The governor believes public school districts are dominated by “an extreme and extremely loud minority” who are hostile to parents’ values. She criticized public schools for “demonizing our country” and for having “an obsession with race in the classroom.”

It is important to note, however, that Reynolds did not cite specific examples to buttress her claims. It is also important to note that the demographics of Iowa’s school districts vary widely — from some that are made up of nearly all Caucasian kids, to some in which most students are not Caucasian, to others in which students come from families speaking dozens of languages are spoken at home.

Reynolds did not share with her audience how Iowa schools’ current book-review process works when complaints are made by people in the community or by students. That is important, because those decisions to keep, remove or restrict access to certain books involve committees of educators, students and ordinary citizens, and school superintendents and the school boards elected by voters ultimately are the final arbiters.

School districts also have policies in place now that allow parents to ask that their child not be given certain books for classroom assignments and not be allowed to check out certain books from the school libraries.

What is troubling about Reynolds’ latest proposal is that it would allow a handful of parents in one school to substitute their judgment for the book decisions that rightfully should be made by tens of thousands of other parents across Iowa. And the logistics of complying with such an ill-conceived law could quickly overwhelm teachers and administrators.

The idea of banning books runs counter to most people’s concept of freedom. It seems to be a practice more common in authoritarian countries, rather than the world’s leading democracy.

If there are books some parents do not want their own children reading, those parents already have a way to keep those books out of their kids’ hands at school. No one is trying to take that role away from parents. But those parents should not have veto power over the books that other parents are comfortable allowing their kids to read.

Many of those “comfortable” parents realize the internet has content accessible to anyone, including school kids, that is far more graphic and more offensive than anything students will find in their school library.

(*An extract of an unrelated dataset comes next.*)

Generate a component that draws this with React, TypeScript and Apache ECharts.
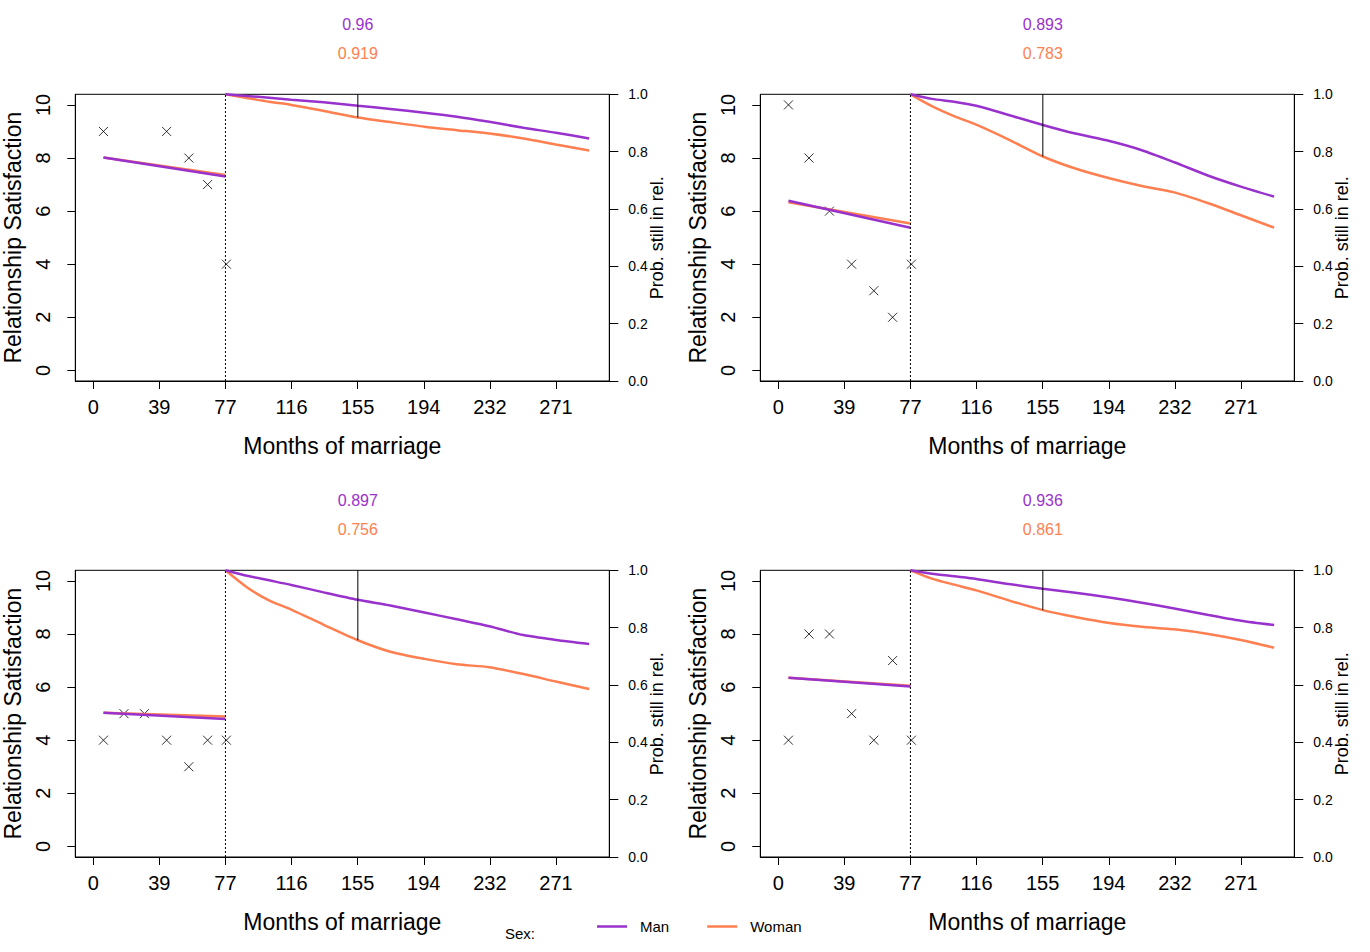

PEN America, a national nonprofit organization that advocates for free expression, issued a report last fall that said Texas schools banned more books from their libraries than any other state — 801 books in 22 school districts. Most of the books dealt with race, racism, abortion and LGBTQ topics.

Through history, officials have tried to ban access to such acclaimed titles as “To Kill a Mockingbird,” “Uncle Tom’s Cabin” and “The Adventures of Huckleberry Finn.”

Suzanne Nossel, PEN America’s top executive, said in a statement issued with the banned-book report: “This censorious movement is turning our public schools into political battlegrounds, driving wedges within communities, forcing teachers and librarians from their jobs, and casting a chill over the spirit of open inquiry and intellectual freedom that underpin a flourishing democracy.”